Well, analysts of all sorts are taking a pounding lately in the blogosphere. Many critics have latched onto the sub-par record of analysts in predicting anything, including picking winning stocks, something recently noted in the research study done by European investment house Dresdner Kleinwort Wasserstein, in The Seven Sins of Fund Management (note: link is a pdf file). I don't know if scathing is the right word for some of the conclusions reached therein, so I'll simply quote directly ...
For those of us who think longer term, it would be nice to think that these disturbing findings were merely a reflection of the wider mania that was the investment landscape in 1999. However, our simple analysis of consensus analyst current recommendations and their characteristics, reveals something deeper behind the analysts' behaviour. In the US, the stocks most favoured by analysts tend to be expensive in terms of PE, price to sales, and price to cash flows (PCF). They tend to have very low dividend yields, and very high expected growth rates. They also have high price momentum over the last 12 months.and further ...
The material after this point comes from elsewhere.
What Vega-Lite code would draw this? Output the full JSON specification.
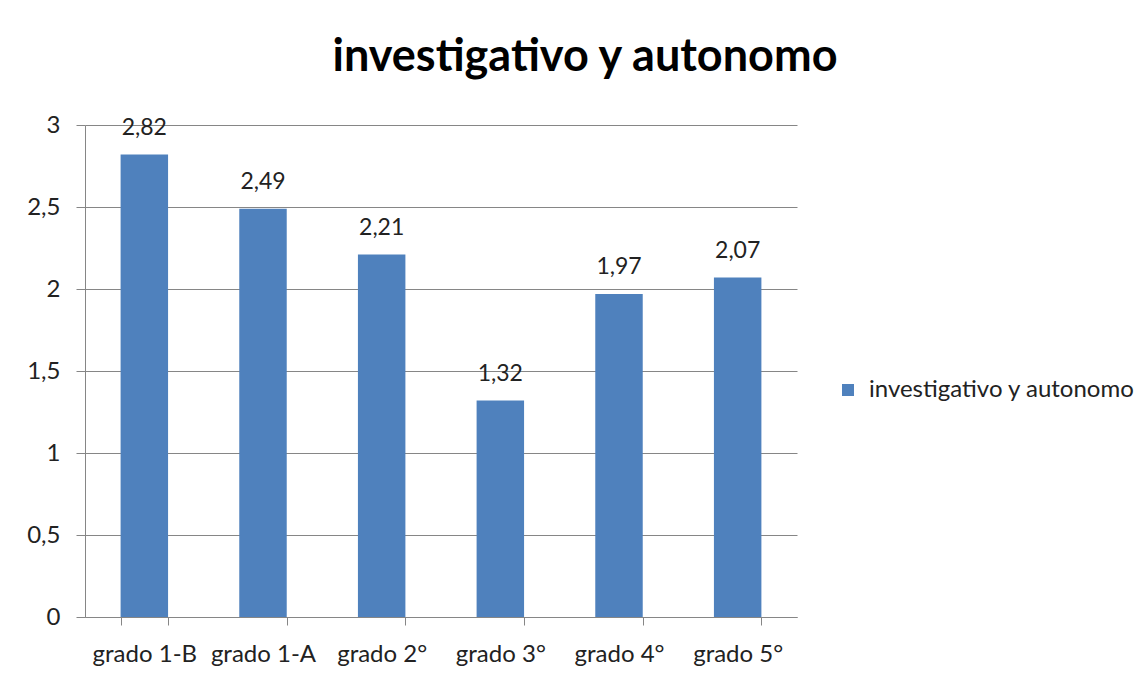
{
  "$schema": "https://vega.github.io/schema/vega-lite/v6.json",
  "width": 712,
  "height": 492,
  "autosize": "none",
  "padding": {"left": 85, "top": 125, "right": 351, "bottom": 59},
  "background": "white",
  "title": {
    "text": "investigativo y autonomo",
    "fontSize": 45,
    "fontWeight": "bold",
    "font": "Lato",
    "color": "#000000",
    "anchor": "middle",
    "frame": "group",
    "dx": 144,
    "offset": 33
  },
  "config": {
    "locale": {
      "number": {"decimal": ",", "thousands": ".", "grouping": [3], "currency": ["", ""]}
    },
    "view": {"stroke": null},
    "font": "Lato",
    "axis": {
      "domainColor": "#868686",
      "gridColor": "#868686",
      "tickColor": "#868686",
      "labelColor": "#222222",
      "labelFont": "Lato",
      "labelFontSize": 24,
      "title": null
    }
  },
  "data": {
    "values": [
      {"grado": "grado 1-B", "valor": 2.82, "serie": "investigativo y autonomo"},
      {"grado": "grado 1-A", "valor": 2.49, "serie": "investigativo y autonomo"},
      {"grado": "grado 2°", "valor": 2.21, "serie": "investigativo y autonomo"},
      {"grado": "grado 3°", "valor": 1.32, "serie": "investigativo y autonomo"},
      {"grado": "grado 4°", "valor": 1.97, "serie": "investigativo y autonomo"},
      {"grado": "grado 5°", "valor": 2.07, "serie": "investigativo y autonomo"}
    ]
  },
  "encoding": {
    "x": {
      "field": "grado",
      "type": "nominal",
      "sort": null,
      "scale": {"paddingInner": 0.6, "paddingOuter": 0.3},
      "axis": {
        "labelAngle": 0,
        "tickBand": "extent",
        "tickSize": 8,
        "labelPadding": 17,
        "labelLimit": 200,
        "grid": false
      }
    },
    "y": {
      "field": "valor",
      "type": "quantitative",
      "scale": {"domain": [0, 3]},
      "axis": {
        "values": [0, 0.5, 1, 1.5, 2, 2.5, 3],
        "format": ".1~f",
        "tickSize": 9,
        "labelPadding": 16,
        "grid": true,
        "gridWidth": 1
      }
    }
  },
  "layer": [
    {
      "mark": {"type": "bar"},
      "encoding": {
        "color": {
          "field": "serie",
          "type": "nominal",
          "scale": {"range": ["#4F81BD"]},
          "legend": {
            "title": null,
            "orient": "none",
            "legendX": 751,
            "legendY": 253,
            "symbolType": "square",
            "symbolSize": 144,
            "symbolStrokeWidth": 0,
            "labelFontSize": 24,
            "labelFont": "Lato",
            "labelColor": "#222222",
            "labelOffset": 9,
            "labelLimit": 400,
            "padding": 0
          }
        }
      }
    },
    {
      "mark": {"type": "text", "dy": -15, "baseline": "bottom", "fontSize": 23, "color": "#222222", "font": "Lato"},
      "encoding": {
        "text": {"field": "valor", "type": "quantitative", "format": ".2f"}
      }
    }
  ]
}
Price momentum appears to be one of the strongest inputs into the analysts' recommendation structure. This tells us something about analysts' time horizons. Price momentum effects are generally found up to around the 12-18 month mark. Beyond that you tend to observe reversals. That is to say, at time horizons beyond 12 months, past losers start to outperform past winners (by 8% in year two on average between 1980-2005).Noting the poor record of stock selection, a sample reading of current blog comments includes the Nyquist Capitals' blog that recently highlighted one analysts "hold" recommendation of Intel through a recent price rise, his subsequent "buy" recommendation near the price peak and subsequent decline, and then his current revised "hold" recommendation as the price has fallen again.
Peridot Capitals' blog lambasted another analyst for his timing in ditching his Sherwin Williams "buy" recommendation during its recent lawsuit troubles, right at the nadir of its two day plummet. Within days, it subsequently gained about 20% over that intraday low. Peridots summary comment was ... " ... analyst stock picks won't make you any more money than a monkey will throwing darts at the Wall Street Journal stock tables." OUCH!
The Stalwarts blog takes offense at a pointed rebuttal by Michael Eisenberg of Benchmark Capital, wherein Mr. Eisenberg accuses the blogosphere of "drinking its own kool-aid".
Jab, counter-jab. Round two forthcoming, I'm sure.